The identified substrate-docking site of Csk is composed of six residues, Ser-273, Arg-279, Ser-280, Arg-281, Arg-283, and Phe-382. This identification of the substrate-docking site is supported by several lines of evidence. First, several of the key residues of the docking site are uniquely conserved in Csk and Chk. The unique conservation is consistent with Csk and Chk being the only two kinases able to phosphorylate SFKs on Ytail. Second, mutations of the residues within the docking site abolished Csk activity toward Src without significantly affecting its general kinase activity. Mutation of many residues outside this region did not preferentially affect Csk's ability to phosphorylate the physiological substrate. Third, Csk mutants containing multiple point mutations in the docking site resulted in a >95% loss of Csk activity toward kdSrc but only a modest decrease in activity toward artificial substrate, effectively converting Csk into a generic PTK unable to phosphorylate Src. Correspondingly, the Csk mutants were unable to regulate Src activity. Fourth, the loss of activity toward kdSrc correlates to the loss of ability to physically bind to kdSrc, indicating that the mutated site is indeed critical for Csk–Src interaction. Fifth, a peptide mimicking part of the docking site potently inhibited Csk phosphorylation of kdSrc but only moderately inhibited Csk activity toward an artificial substrate. These results demonstrate that the substructure consisting of the α-helix D and Phe-382 is indeed the docking site that specifically interacts with SFKs for efficient phosphorylation.

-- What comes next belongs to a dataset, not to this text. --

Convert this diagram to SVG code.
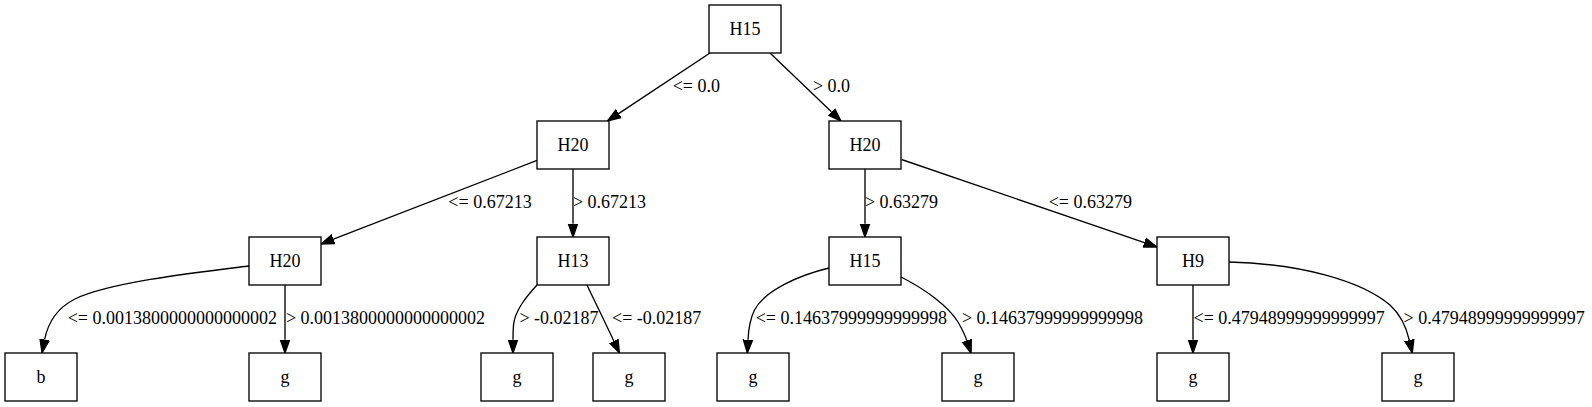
<svg xmlns="http://www.w3.org/2000/svg" width="1592" height="407" viewBox="0 0 1592 407">
<style>
.node rect{fill:#ffffff;stroke:#000000;stroke-width:1.33}
.node text{text-anchor:middle;fill:#000000}
.edge path{fill:none;stroke:#000000;stroke-width:1.33}
.lbl{text-anchor:middle;fill:#000000}
</style>
<defs>
<marker id="arr" markerUnits="userSpaceOnUse" viewBox="0 -6 15 12" markerWidth="15" markerHeight="12" refX="0" refY="0" orient="auto">
<path d="M0,-4.67 L13.3,0 L0,4.67 Z" fill="#000000" stroke="#000000" stroke-width="1.33"/>
</marker>
</defs>
<rect width="1592" height="407" fill="#ffffff"/>
<g font-family="Liberation Serif, Times New Roman, Times, serif" font-size="18">
<g id="connectors">
<g class="edge"><path d="M710,53 L618.6,113.6" marker-end="url(#arr)"/><text class="lbl" x="696.3" y="91.7">&lt;= 0.0</text></g>
<g class="edge"><path d="M770,53 L831.4,111.8" marker-end="url(#arr)"/><text class="lbl" x="831.5" y="91.7">&gt; 0.0</text></g>
<g class="edge"><path d="M537,160.4 L333.4,239.2" marker-end="url(#arr)"/><text class="lbl" x="490" y="207.7">&lt;= 0.67213</text></g>
<g class="edge"><path d="M573,169 L573,223.7" marker-end="url(#arr)"/><text class="lbl" x="609.5" y="207.7">&gt; 0.67213</text></g>
<g class="edge"><path d="M865,169 L865,223.7" marker-end="url(#arr)"/><text class="lbl" x="901.5" y="207.7">&gt; 0.63279</text></g>
<g class="edge"><path d="M901.5,159.5 L1144.4,242.7" marker-end="url(#arr)"/><text class="lbl" x="1090.3" y="207.7">&lt;= 0.63279</text></g>
<g class="edge"><path d="M249,266 C200,272 110,282 75,299 C55,309 47.5,325 44.6,339.7" marker-end="url(#arr)"/><text class="lbl" x="172.3" y="323.7">&lt;= 0.0013800000000000002</text></g>
<g class="edge"><path d="M285,285 L285,339.7" marker-end="url(#arr)"/><text class="lbl" x="385.5" y="323.7">&gt; 0.0013800000000000002</text></g>
<g class="edge"><path d="M537,285 C527,296 515,310 513.5,325 C513.1,330 513,335 513,339.7" marker-end="url(#arr)"/><text class="lbl" x="559" y="323.7">&gt; -0.02187</text></g>
<g class="edge"><path d="M587,285 C595,302 604,320 613.8,341" marker-end="url(#arr)"/><text class="lbl" x="656.7" y="323.7">&lt;= -0.02187</text></g>
<g class="edge"><path d="M829,268 C800,275 765,290 754.5,310 C750.5,318 748.5,330 748,339.7" marker-end="url(#arr)"/><text class="lbl" x="851.3" y="323.7">&lt;= 0.14637999999999998</text></g>
<g class="edge"><path d="M901,277 C925,289 948,306 958,322 C962,329 965,335 966.9,340.7" marker-end="url(#arr)"/><text class="lbl" x="1052.5" y="323.7">&gt; 0.14637999999999998</text></g>
<g class="edge"><path d="M1193,285 L1193,339.7" marker-end="url(#arr)"/><text class="lbl" x="1289.2" y="323.7">&lt;= 0.47948999999999997</text></g>
<g class="edge"><path d="M1229,262 C1300,264 1360,280 1390,305 C1401,315 1406.5,328 1409.3,340.2" marker-end="url(#arr)"/><text class="lbl" x="1494.2" y="323.7">&gt; 0.47948999999999997</text></g>
</g>
<g id="n0" class="node"><rect x="709" y="5" width="72" height="48"/><text x="745" y="34.5">H15</text></g>
<g id="n1" class="node"><rect x="537" y="121" width="72" height="48"/><text x="573" y="150.5">H20</text></g>
<g id="n2" class="node"><rect x="829" y="121" width="72" height="48"/><text x="865" y="150.5">H20</text></g>
<g id="n3" class="node"><rect x="249" y="237" width="72" height="48"/><text x="285" y="266.5">H20</text></g>
<g id="n4" class="node"><rect x="537" y="237" width="72" height="48"/><text x="573" y="266.5">H13</text></g>
<g id="n5" class="node"><rect x="829" y="237" width="72" height="48"/><text x="865" y="266.5">H15</text></g>
<g id="n6" class="node"><rect x="1157" y="237" width="72" height="48"/><text x="1193" y="266.5">H9</text></g>
<g id="n7" class="node"><rect x="5" y="353" width="72" height="48"/><text x="41" y="382.5">b</text></g>
<g id="n8" class="node"><rect x="249" y="353" width="72" height="48"/><text x="285" y="382.5">g</text></g>
<g id="n9" class="node"><rect x="481" y="353" width="72" height="48"/><text x="517" y="382.5">g</text></g>
<g id="n10" class="node"><rect x="593" y="353" width="72" height="48"/><text x="629" y="382.5">g</text></g>
<g id="n11" class="node"><rect x="717" y="353" width="72" height="48"/><text x="753" y="382.5">g</text></g>
<g id="n12" class="node"><rect x="942" y="353" width="72" height="48"/><text x="978" y="382.5">g</text></g>
<g id="n13" class="node"><rect x="1157" y="353" width="72" height="48"/><text x="1193" y="382.5">g</text></g>
<g id="n14" class="node"><rect x="1382" y="353" width="72" height="48"/><text x="1418" y="382.5">g</text></g>
</g>
</svg>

At present, it is difficult to assign quantitative contributions to the individual residues. The identified residues (Fig. 2B), containing three positively charged residues, two polar residues, and one hydrophobic residue, appear well suited to provide a complex surface for highly specific and unique interaction with the substrate. The docking site is located near the active site (Fig. 6) and appears well positioned for Src docking. Crystallized IRK–peptide substrate complexes (38) and mutagenic studies of other PTKs (39) indicate that the P + 1 loop provides the main platform for peptide substrate binding to PTKs. It is likely that the P + 1 loop in Csk performs the same function in binding to SFK C-terminal tail and presents Ytail to the active site. The docking site is located on the same side of the kinase molecule as the P + 1 loop. It can be envisioned that substrate-docking site would interact with the docking determinants on SFKs, which would bring the C-terminal tail peptide to Csk active site. Because Src binding and phosphorylation are both abolished by docking site mutations, it appears that the docking interaction may be primarily responsible for SFKs recognition by Csk.

This work raises several important questions that remain to be answered. First, what are the specificity determinants on SFKs that allow them to be specifically recognized by Csk and Chk? We reason that such determinants would be a surface area complementary to the Csk substrate-docking site. The identification of the docking site on Csk will facilitate the identification of such determinants on SFKs. Second, it is unclear whether other PTKs will use a similar mechanism for recognizing their physiological substrates. Csk family PTKs have unusually strict substrate specificity in that they only phosphorylate SFKs. Other PTKs may phosphorylate multiple families of protein substrates. Alignments of primary and tertiary structures of PTKs indicate that the structures of α-helix D are highly variable between PTK families, consistent with the possibility of its being a key structure for substrate specificity determination. Third, it is interesting that mutations of the docking site only moderately affected the Km of Csk for kdSrc but more dramatically affected the kcat. We started this work with the expectation that the docking site would mainly affect the complementarity between the enzyme and the substrate, and thus perturbation to the docking site would more significantly affect the Km. The large decrease in kcat caused by the mutations suggest that the docking interaction is critical for Csk transition state complementarity with SFKs instead.